Developing their Introverted Feeling also prompts ITJs, especially INTJs, to engage in self-discovery. Frederich Nietzsche, often cast as an INTJ, was deeply concerned with self-discovery and self-actualization. This is exemplified in his famous dictum: “Become who you are.” It is not uncommon for ITJs to be entirely career oriented as young adults. Once they hit their thirties or forties, however, they are more apt to ask themselves what they really want to be doing. At this stage, they can appear similar to INFPs, who often initiate their process of self-discovery a decade or so earlier.

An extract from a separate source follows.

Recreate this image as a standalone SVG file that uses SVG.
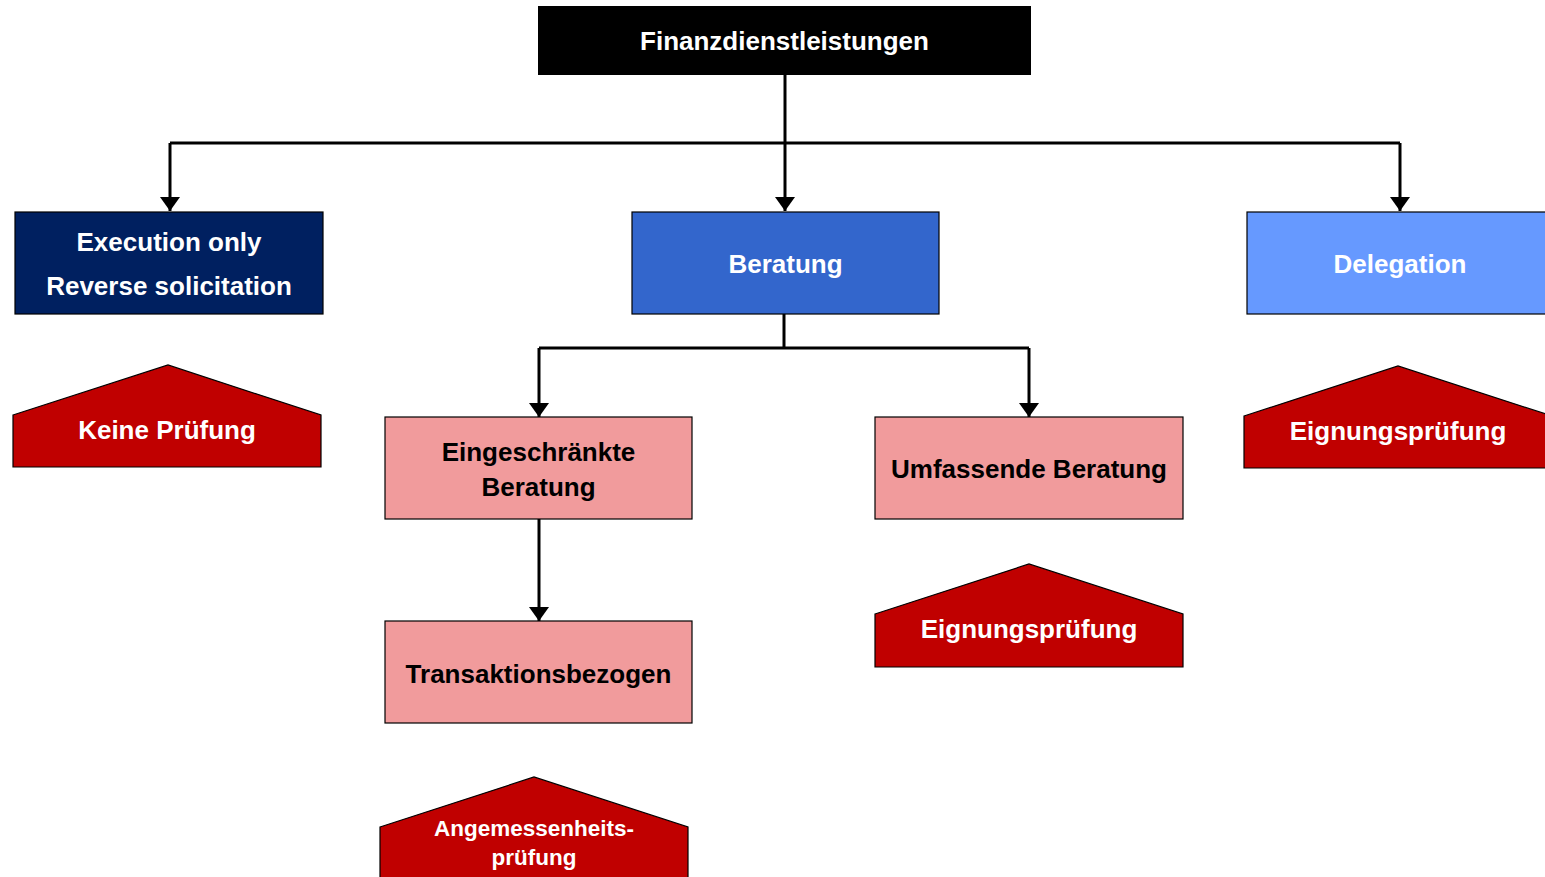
<svg xmlns="http://www.w3.org/2000/svg" width="1545" height="877" viewBox="0 0 1545 877">
<style>
text{font-family:"Liberation Sans",Arial,sans-serif;font-weight:bold;text-anchor:middle;dominant-baseline:central}
.w{fill:#fff}
.k{fill:#000}
.box{stroke:#000;stroke-width:1.2}
.pink{fill:#F19B9C}
.red{fill:#C00000;stroke:#000;stroke-width:1.2}
.con{stroke:#000;stroke-width:3;fill:none}
</style>
<defs>
<marker id="ah" markerWidth="14" markerHeight="20" refX="14" refY="10" orient="auto" markerUnits="userSpaceOnUse" viewBox="0 0 14 20">
<path d="M0,0 L14,10 L0,20 Z" fill="#000"/>
</marker>
</defs>
<g id="connectors">
<path class="con" d="M785,75 V143"/>
<path class="con" d="M170,143 H1400"/>
<path class="con" d="M170,143 V211" marker-end="url(#ah)"/>
<path class="con" d="M785,143 V211" marker-end="url(#ah)"/>
<path class="con" d="M1400,143 V211" marker-end="url(#ah)"/>
<path class="con" d="M784,314 V348"/>
<path class="con" d="M539,348 H1029"/>
<path class="con" d="M539,348 V417" marker-end="url(#ah)"/>
<path class="con" d="M1029,348 V417" marker-end="url(#ah)"/>
<path class="con" d="M539,519 V621" marker-end="url(#ah)"/>
</g>
<g id="root">
<rect x="538" y="6" width="493" height="69" fill="#000"/>
<text class="w" x="784.5" y="41" font-size="26">Finanzdienstleistungen</text>
</g>
<g id="execution">
<rect class="box" x="15" y="212" width="308" height="102" fill="#002060"/>
<text class="w" x="169" y="242" font-size="26">Execution only</text>
<text class="w" x="169" y="286" font-size="26">Reverse solicitation</text>
</g>
<g id="beratung">
<rect class="box" x="632" y="212" width="307" height="102" fill="#3366CC"/>
<text class="w" x="785.5" y="264" font-size="26">Beratung</text>
</g>
<g id="delegation">
<rect class="box" x="1247" y="212" width="308" height="102" fill="#6699FF"/>
<text class="w" x="1400" y="264" font-size="26">Delegation</text>
</g>
<g id="keine">
<polygon class="red" points="13,415 168,365 321,415 321,467 13,467"/>
<text class="w" x="167" y="430" font-size="26">Keine Prüfung</text>
</g>
<g id="eignung-delegation">
<polygon class="red" points="1244,416 1398,366 1552,416 1552,468 1244,468"/>
<text class="w" x="1398" y="431" font-size="26">Eignungsprüfung</text>
</g>
<g id="eingeschraenkt">
<rect class="box pink" x="385" y="417" width="307" height="102"/>
<text class="k" x="538.5" y="452" font-size="26">Eingeschränkte</text>
<text class="k" x="538.5" y="487" font-size="26">Beratung</text>
</g>
<g id="umfassend">
<rect class="box pink" x="875" y="417" width="308" height="102"/>
<text class="k" x="1029" y="469" font-size="26">Umfassende Beratung</text>
</g>
<g id="transaktion">
<rect class="box pink" x="385" y="621" width="307" height="102"/>
<text class="k" x="538.5" y="674" font-size="26">Transaktionsbezogen</text>
</g>
<g id="eignung-umfassend">
<polygon class="red" points="875,614 1029,564 1183,614 1183,667 875,667"/>
<text class="w" x="1029" y="629" font-size="26">Eignungsprüfung</text>
</g>
<g id="angemessenheit">
<polygon class="red" points="380,827 534,777 688,827 688,890 380,890"/>
<text class="w" x="534" y="828" font-size="22.5">Angemessenheits-</text>
<text class="w" x="534" y="857" font-size="22.5">prüfung</text>
</g>
</svg>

In tapping into their own subjectivity, ITJs may also develop greater empathy for the feelings of others. They begin to recognize and appreciate the merit of subjective concerns. They discover that truth does not merely reside at the level of universals (Ni) or traditions (Si), but also in the felt experience of the individual (Fi). Such ITJs take on a more personable and humane quality, interested not only in ideas or principles, but also individuals.
INTJ & ISTJ Change Agents: The Role of Introverted Feeling (Fi)
Introverted Feeling also contributes to ITJs’ desire to act as moral change agents. INTJs, because of their unique functional trio of Ni-Te-Fi, can make for the most prodigious of change agents and reformers. Their Ni and Fi work together to formulate a grand vision, their Te specifies a plan for its implementation, and their Fi supplies the personal desire to see it actualized. Their drive for change and reform may find roots in any number of fields—from politics, to ministry, to business, to education.
When stressed or when their Fi is underdeveloped, ITJs are prone to taking things personally. They may seem excessively sensitive, quick to overreact and defend themselves. In order to overcome this ego defensiveness, it is important for ITJs to become more aware of their Fi feelings in order to uncover hidden fears and less conscious motives.